When computer engineer Robin Bruner heard Alan Turing would be commemorated in an outdoor museum spanning North Halsted Avenue, she knew she had to volunteer.  The British mathematician, who took his life after he was charged with homosexuality, was renowned for his code-breaking during World War II.

In the information technology industry, “we owe so much to Alan Turing,” said Bruner, who is from Chicago.  “People are going to hear his story, and it’s going to bring him into the spotlight, where he belongs.”

Turing and 17 other notable gay, lesbian, bisexual and transgendered figures are being honored as part of the Legacy Walk, a series of bronze plaques mounted to the rainbow pylons that dot Boystown.

On Thursday, before a crowd of nearly 100 politicians and dignitaries, Victor Salvo, executive director of the walk’s parent organization the Legacy Project, unveiled the plaques at a dedication ceremony in the heart of Boystown.

After he came home from the 1987 March on Washington for Gay and Lesbian Rights, Salvo knew he wanted to build something revolutionary: an outdoor museum honoring the gay community and its role in society.

“It was before Internet, before scholarship of LGBT contributions; all of our information was anecdotal,” Salvo said.  “There was no place you could learn about LGBT history.”

He said seeing decades of work come to fruition was weird. 

“For 10 years, I didn’t tell anyone about this, not even my partner,” he said.  “It was an idea only in my head so much so that as I walked down the street past the pylons, I could see the plaques.”

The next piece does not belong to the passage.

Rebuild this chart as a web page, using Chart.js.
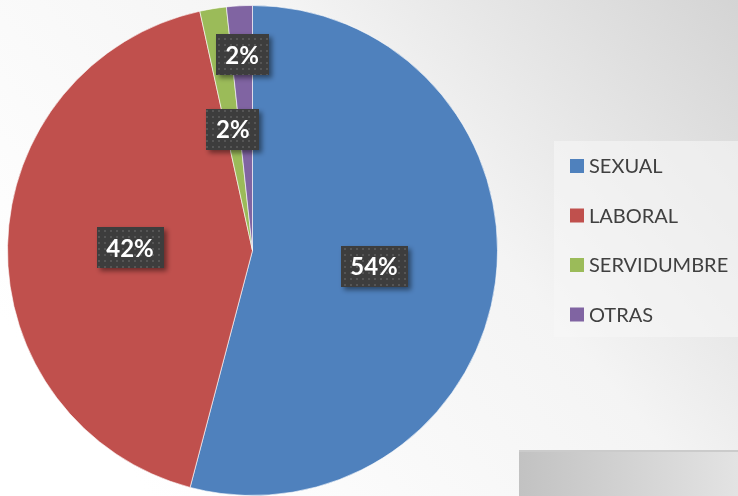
<!DOCTYPE html>
<html>
<head>
<meta charset="utf-8">
<script src="https://cdn.jsdelivr.net/npm/chart.js@4/dist/chart.umd.min.js"></script>
<style>
html,body{margin:0;padding:0;background:#fff;}
#wrap{width:738px;height:496px;position:relative;}
</style>
</head>
<body>
<div id="wrap"><canvas id="c" width="738" height="496"></canvas></div>
<script>
const categories = ["SEXUAL", "LABORAL", "SERVIDUMBRE", "OTRAS"];
const values = [54.1, 42.45, 1.75, 1.7];
const colors = ["#4f81bd", "#c0504d", "#9bbb59", "#8064a2"];

function makePattern(ctx) {
  const p = document.createElement('canvas');
  p.width = 6; p.height = 6;
  const pc = p.getContext('2d');
  pc.fillStyle = '#3d3d3d';
  pc.fillRect(0, 0, 6, 6);
  pc.fillStyle = '#555555';
  pc.fillRect(2, 2, 2, 2);
  return ctx.createPattern(p, 'repeat');
}

const bgPlugin = {
  id: 'bg',
  beforeDraw(chart) {
    const ctx = chart.ctx;
    const W = chart.width, H = chart.height;
    ctx.save();
    const g = ctx.createLinearGradient(150, 496, 738, 0);
    g.addColorStop(0, '#ffffff');
    g.addColorStop(0.55, '#f4f4f4');
    g.addColorStop(1, '#d4d4d4');
    ctx.fillStyle = g;
    ctx.fillRect(0, 0, W, H);
    // legend panel
    ctx.fillStyle = 'rgba(246,246,246,0.6)';
    ctx.fillRect(554, 141, 184, 196);
    // bottom-right box
    const g2 = ctx.createLinearGradient(519, 0, 738, 0);
    g2.addColorStop(0, '#c2c2c2');
    g2.addColorStop(1, '#e3e3e3');
    ctx.fillStyle = g2;
    ctx.fillRect(519, 451, 219, 45);
    ctx.fillStyle = '#cbcbcb';
    ctx.fillRect(519, 450, 219, 2);
    ctx.restore();
  }
};

const labelPlugin = {
  id: 'boxLabels',
  afterDatasetsDraw(chart, args, opts) {
    const ctx = chart.ctx;
    const meta = chart.getDatasetMeta(0);
    const ds = chart.data.datasets[0];
    const total = ds.data.reduce((a, b) => a + b, 0);
    const pat = makePattern(ctx);
    ctx.save();
    ctx.font = 'bold 24px Lato, "Open Sans", sans-serif';
    ctx.textAlign = 'center';
    ctx.textBaseline = 'middle';
    meta.data.forEach((arc, i) => {
      const p = arc.getProps(['x', 'y', 'startAngle', 'endAngle', 'outerRadius'], true);
      const mid = (p.startAngle + p.endAngle) / 2;
      const f = opts.radiusFactor[i];
      const cx = p.x + Math.cos(mid) * p.outerRadius * f;
      const cy = p.y + Math.sin(mid) * p.outerRadius * f;
      const txt = Math.round(ds.data[i] / total * 100) + '%';
      const tw = ctx.measureText(txt).width;
      const bw = tw + 19, bh = 41;
      ctx.save();
      ctx.shadowColor = 'rgba(0,0,0,0.45)';
      ctx.shadowBlur = 5;
      ctx.shadowOffsetX = 3;
      ctx.shadowOffsetY = 3;
      ctx.fillStyle = pat;
      ctx.fillRect(Math.round(cx - bw / 2), Math.round(cy - bh / 2), Math.round(bw), bh);
      ctx.restore();
      ctx.fillStyle = '#ffffff';
      ctx.fillText(txt, cx, cy + 1);
    });
    ctx.restore();
  }
};

const legendPlugin = {
  id: 'customLegend',
  afterDraw(chart) {
    const ctx = chart.ctx;
    ctx.save();
    ctx.font = '20px Lato, "Open Sans", sans-serif';
    ctx.textBaseline = 'middle';
    ctx.textAlign = 'left';
    chart.data.labels.forEach((lab, i) => {
      const y = 166 + i * 49.5;
      ctx.fillStyle = chart.data.datasets[0].backgroundColor[i];
      ctx.fillRect(570, y - 7, 14, 14);
      ctx.fillStyle = '#404040';
      ctx.fillText(lab, 589, y + 1);
    });
    ctx.restore();
  }
};

new Chart(document.getElementById('c'), {
  type: 'pie',
  data: {
    labels: categories,
    datasets: [{
      data: values,
      backgroundColor: colors,
      borderColor: 'rgba(255,255,255,0.6)',
      borderWidth: 1
    }]
  },
  options: {
    responsive: false,
    animation: false,
    events: [],
    layout: { padding: { left: 7, top: 5, right: 240, bottom: 0 } },
    plugins: {
      legend: { display: false },
      tooltip: { enabled: false },
      boxLabels: {
        radiusFactor: [0.5, 0.5, 0.5, 0.8]
      }
    }
  },
  plugins: [bgPlugin, labelPlugin, legendPlugin]
});
</script>
</body>
</html>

Salvo said the plaques, which will rotate every two years, are only a small part of a larger goal that includes a permanent brick-and-mortar museum, potential installations in other cities and an education initiative.

The gay community has “been redacted in history,” he said.  “That’s why kids are killing themselves: They think they have no relevance in society.  They don’t learn about themselves, they have no role models.”

Candace Gingrich-Jones, associate director of Youth and Campus Outreach for the national gay-rights organization the Human Rights Campaign, said the walk would “set the history books straight.

“There are younger Americans, not even just LGBT Americans, that don’t really know the history of the movement,” she said. "This is an opportunity to educate ourselves and show non-LGBT people that there is this rich history.”

She said she hopes the walk will motivate similar memorials in other cities.

“It’s an inspiring idea,” she said.  “Very few cities could pull it off, and Chicago is one of them.”